Yesterday, with a forecast for bright sun and warm temps (well -6C is warm for the Ottawa Valley! in January) I headed down to Brockville Ontario with my camera to take in a morning's action on Canadian National (Chicago Northern as it is known here with Hunter Harrison keeping his office in the USA as opposed to at corporate headquarters).  Brockville is a modest sized city (pop 30,000) that sits on CN's double tracked heavy mainline between Montreal and Toronto.  It also is the junction for a former CP (now ViaRail) connection to Smiths Falls and thence to Ottawa.

I arrived about 8:30 and stayed until 1 - during that time I saw the flollowing lineup of trains:

8:37  Via #53 breezed through non stop, at trackspeed (70 mph) enroute to Toronto

9:15  CN hotshot eastbound freight  headed by a pair of Dash 9s - 97 cars primarily newsprint and chemicals for export to the USA (this train made a drop and a lift of chemical tanks at Brockville yard)

 9:20  CN freight westbound behind C44-9W 2564 and  Dash 8 2445 - 86 cars of very scruffy empty gons, ttank cars in chemical service and some of the dumpiest old 50 foot boxcars around

9:35  CN intermodal hotshot to Halifax C44-8W 3576 and Dash 8 2454 - 106 cars fully loaded with containers really pounding the iron

9:50  Via #43 arrived from Ottawa and after a short station stop continued toward Toronto on the CN main - it held the passing siding at the station

10:10  Via #52 arrived from Toronto bound for Montreal, took the crossover and held the westbound main at the station 

10:15  Via #40 arrived as soon as #52 departed and held the passing track at the station - after a short stop it departed for Ottawa

These last two trains are run in what is known as a J train.  In Toronto, the loco and cars for #40 are coupled to the rear of #52.  They are run as a single train from Toronto to Brockville so that the dispatcher has only one movement in busy territory.  At Brockville, the J train is split and each section goes its own way.

11:30  CN hotshot westbound intermodal from Halifax headed by CN 8006 and 8503 with 94 cars

11:46  Via #57 from Montreal headed west to Toronto held the westbound main for its station stop - an interesting train composed of stainless steel Budd built cars originally run on The Canadian (I didnt have a scanner so I do not know where or how #57 overtook the intermodal train in front of it)

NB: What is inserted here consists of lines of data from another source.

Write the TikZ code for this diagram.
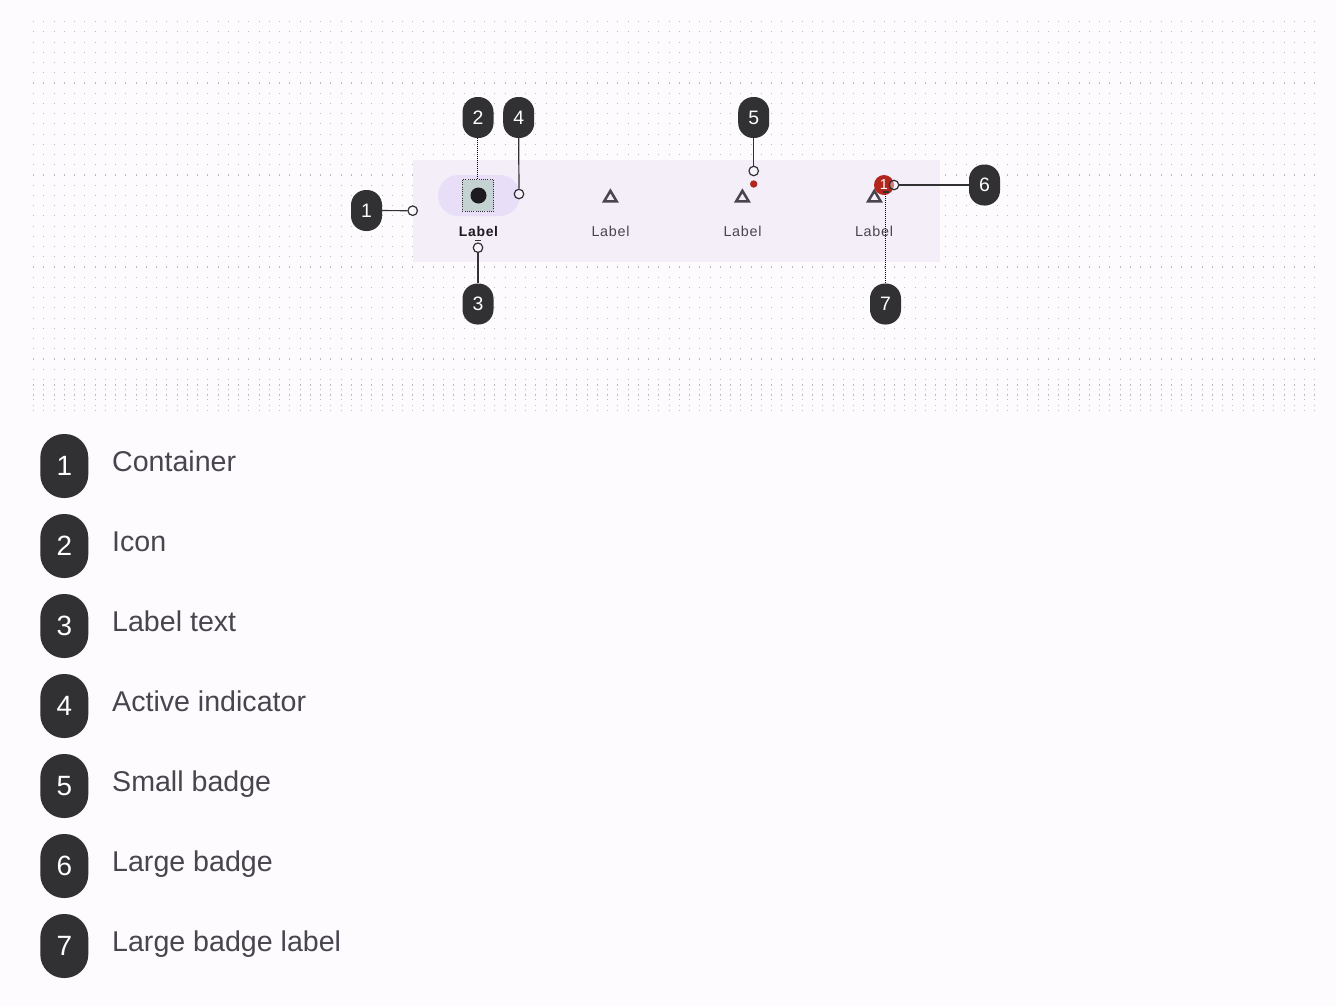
\documentclass[tikz,border=0pt]{standalone}
\usepackage{fontspec}
\setmainfont{Liberation Sans}
\newfontfamily\labelfont[LetterSpace=5]{Liberation Sans}
\definecolor{pagebg}{HTML}{FEFBFF}
\definecolor{dotgrey}{HTML}{BDB9C2}
\definecolor{barbg}{HTML}{F3EEF8}
\definecolor{activebg}{HTML}{E8DEF8}
\definecolor{iconbg}{HTML}{C4D3D2}
\definecolor{calloutbg}{HTML}{313033}
\definecolor{inktext}{HTML}{49454F}
\definecolor{inkdark}{HTML}{1D1B20}
\definecolor{badgered}{HTML}{B3261E}
\tikzset{
  callout/.style={rectangle,rounded corners=15bp,fill=calloutbg,text=white,minimum width=31bp,minimum height=41bp,inner sep=0pt,font=\fontsize{19.5}{20}\selectfont},
  keybadge/.style={rectangle,rounded corners=23.5bp,fill=calloutbg,text=white,minimum width=48bp,minimum height=64bp,inner sep=0pt,font=\fontsize{28}{28}\selectfont},
  keytext/.style={anchor=base west,inner sep=0pt,text=inktext,font=\fontsize{28.7}{29}\selectfont},
  ring/.style={circle,draw=calloutbg,line width=1.2bp,fill=white,fill opacity=0.4,minimum size=9.5bp,inner sep=0pt},
  leader/.style={draw=calloutbg,line width=1.2bp},
  dotleader/.style={draw=black,line width=1bp,dash pattern=on 1bp off 1bp},
  barlabel/.style={anchor=base,inner sep=0pt,text=inktext,font=\labelfont\fontsize{14.4}{15}\selectfont},
  tri/.style={draw=inktext,line width=2.5bp,miter limit=10},
  gridrow/.style={dotgrey,line width=1.1bp,dash pattern=on 1.1bp off 9.15bp}
}
\begin{document}
\begin{tikzpicture}[x=1bp,y=-1bp]
  \useasboundingbox[fill=pagebg] (0,0) rectangle (1336,1006);
  % dot grid
  \foreach \k in {0,...,38}
    \draw[gridrow] (33,{21.7+10.22*\k}) -- (1316,{21.7+10.22*\k});
  \foreach \rowy in {385,395,405.5}
    \draw[gridrow] (33,\rowy) -- (1316,\rowy);

  % bar
  \fill[barbg] (413,160) rectangle (940,262);
  \fill[activebg,rounded corners=20.5bp] (438,175) rectangle (520,216);
  \node[draw=calloutbg,line width=0.8bp,dash pattern=on 1bp off 1.2bp,fill=iconbg,minimum size=31.4bp,inner sep=0pt] (iconbox) at (478,195.3) {};
  \fill[inkdark] (478.5,195.5) circle (8);
  \node[barlabel,font=\labelfont\bfseries\fontsize{14}{15}\selectfont,text=inkdark] (labelA) at (478.5,236) {Label};
  \node[barlabel] (labelB) at (610.5,236) {Label};
  \node[barlabel] (labelC) at (742.5,236) {Label};
  \node[barlabel] (labelD) at (874,236) {Label};
  \foreach \x in {610.4,742.4,874.4}
    \draw[tri] (\x-6.3,201.4) -- (\x,190.8) -- (\x+6.3,201.4) -- cycle;

  % badges
  \node[circle,fill=badgered,minimum size=7.4bp,inner sep=0pt] (smallbadge) at (753.7,184) {};
  \node[circle,fill=badgered,minimum size=20bp,inner sep=0pt,text=white,font=\fontsize{14.5}{15}\selectfont] (largebadge) at (884,185) {1};

  % callouts
  \node[callout] (callA) at (366.5,210.5) {1};
  \node[callout] (callB) at (478,117.5) {2};
  \node[callout] (callC) at (478,304) {3};
  \node[callout] (callD) at (518.7,117.5) {4};
  \node[callout] (callE) at (753.7,117.5) {5};
  \node[callout] (callF) at (984.5,185) {6};
  \node[callout] (callG) at (885.5,304) {7};

  % ends
  \node[ring] (endA) at (412.7,210.7) {};
  \node[ring] (endC) at (478,247.7) {};
  \node[ring] (endD) at (519,194) {};
  \node[ring] (endE) at (753.7,171) {};
  \node[ring] (endF) at (894,185) {};
  \coordinate (endB) at (477.5,179);
  \coordinate (endG) at (885.5,192);

  \draw[leader] (callA) -- (endA);
  \draw[dotleader] (endB) -- (endB |- callB.south);
  \draw[leader] (callC) -- (endC);
  \draw[leader] (callD.south) -- (endD);
  \draw[leader] (callE.south) -- (endE);
  \draw[leader] (callF) -- (endF);
  \draw[dotleader] (endG) -- (endG |- callG.north);
  \draw[leader] ([shift={(-3,-1.5)}]endC.north) -- ([shift={(3,-1.5)}]endC.north);
  \draw[leader] ([xshift=-3bp]endG) -- ([xshift=3bp]endG);

  % key
  \foreach \n/\txt [count=\i from 0] in {1/Container,2/Icon,3/Label text,4/Active indicator,5/Small badge,6/Large badge,7/Large badge label} {
    \node[keybadge] (key\n) at (64.3,466+80*\i) {\n};
    \node[keytext] (keytext\n) at (112,471+80*\i) {\txt};
  }
\end{tikzpicture}
\end{document}
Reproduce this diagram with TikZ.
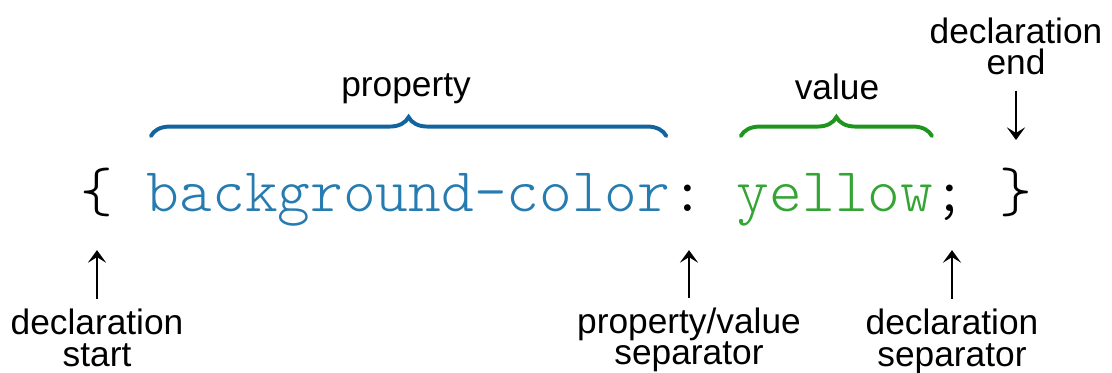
\documentclass[tikz,border=0pt]{standalone}
\usepackage{fontspec}
\setmainfont{Liberation Sans}
\newfontfamily\codefont{lmmonolt10-regular}[Extension=.otf]
\usetikzlibrary{arrows.meta,decorations.pathreplacing}
\definecolor{propblue}{RGB}{38,124,176}
\definecolor{propbrace}{RGB}{17,100,158}
\definecolor{valgreen}{RGB}{52,165,52}
\definecolor{valbrace}{RGB}{30,150,30}

\begin{document}
\begin{tikzpicture}[x=0.025cm,y=-0.025cm,>={Stealth[length=9pt,width=13pt,inset=4pt]},
  code/.style={font=\codefont\fontsize{44.3}{46}\selectfont,inner sep=0,anchor=base,
    text height=24.8pt,text depth=0pt},
  note/.style={font=\fontsize{25.1}{22.7}\selectfont,align=center,inner sep=0,anchor=base},
  ptr/.style={->,line width=1.6pt},
  curly/.style={decorate,decoration={brace,amplitude=13.5pt},line width=2.8pt,line cap=round}]

  \useasboundingbox (0,0) rectangle (1112,373);

  % the declaration itself
  \node[code] (ob) at (97,212) {\{};
  \node[code,text=propblue] (prop) at (408.6,212) {background-color};
  \node[code] (colon) at (687.4,212) {:};
  \node[code,text=valgreen] (val) at (835,212) {yellow};
  \node[code] (semi) at (950,212) {;};
  \node[code] (cb) at (1015.4,212) {\}};

  % labels (base = last line)
  \node[note] (proplabel) at (406,97) {property};
  \node[note] (vallabel) at (837,100) {value};
  \node[note] (endlabel) at (1016,75) {declaration\\end};
  \node[note] (startlabel) at (97,366) {declaration\\start};
  \node[note] (pvlabel) at (689,365) {property/value\\separator};
  \node[note] (seplabel) at (952,366) {declaration\\separator};

  % braces
  \draw[curly,propbrace] ([xshift=3pt,yshift=29pt]prop.north west) -- ([xshift=-3pt,yshift=29pt]prop.north east);
  \draw[curly,valbrace] ([xshift=3pt,yshift=29pt]val.north west) -- ([xshift=-1pt,yshift=29pt]val.north east);

  % pointers
  \draw[ptr,shorten <=6.4pt,shorten >=26.9pt] (startlabel.north) -- (startlabel |- ob.south);
  \draw[ptr,shorten <=6.4pt,shorten >=26.9pt] (pvlabel.north) -- (pvlabel |- colon.south);
  \draw[ptr,shorten <=6.4pt,shorten >=26.9pt] (seplabel.north) -- (seplabel |- semi.south);
  \draw[ptr,shorten <=10.6pt,shorten >=26.2pt] (endlabel.south) -- (endlabel |- cb.north);
\end{tikzpicture}
\end{document}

11:50  CN rail truck eastbound went by the Via train just as it departed westbound from the station

12:10  CN wayfreight headed by CN 4760 the dirtiest GP38-2 I have ever seen - train carried 18 cars mostly chenmical tanks )dropped by the CN freight a couple of hours earlier) bound for the chemical plant in Maitland just east of Brockville

1240  Another J train with Via #56 and #42 arriving in close succession.  The loco on #56 was interesting because it is painted in the famous Spiderman scheme.

All in all I saw 7 passenger trains and only 5 freights.  Two of the passenger trains were J trains that divided at Brockville and all passenger trains thread the crossovers to get to the correct station on arrival or mainline track on departure.  I saw only 5 freights (not counting a maintenance railtruck) and of those only 2 did any switching in Brockville.

A careful choice of locale can give the modeller of even the most modern of railroads the opportunity to run significant passenger service.

Regards ... Doug


----------



## Torby (Jan 2, 2008)

Modern Passenger Operations? South of the border, passenger trains never come anywhere near where you are or go anywhere near where you're going and are usually late anyhow/DesktopModules/NTForums/themes/mls/emoticons/doze.gif


----------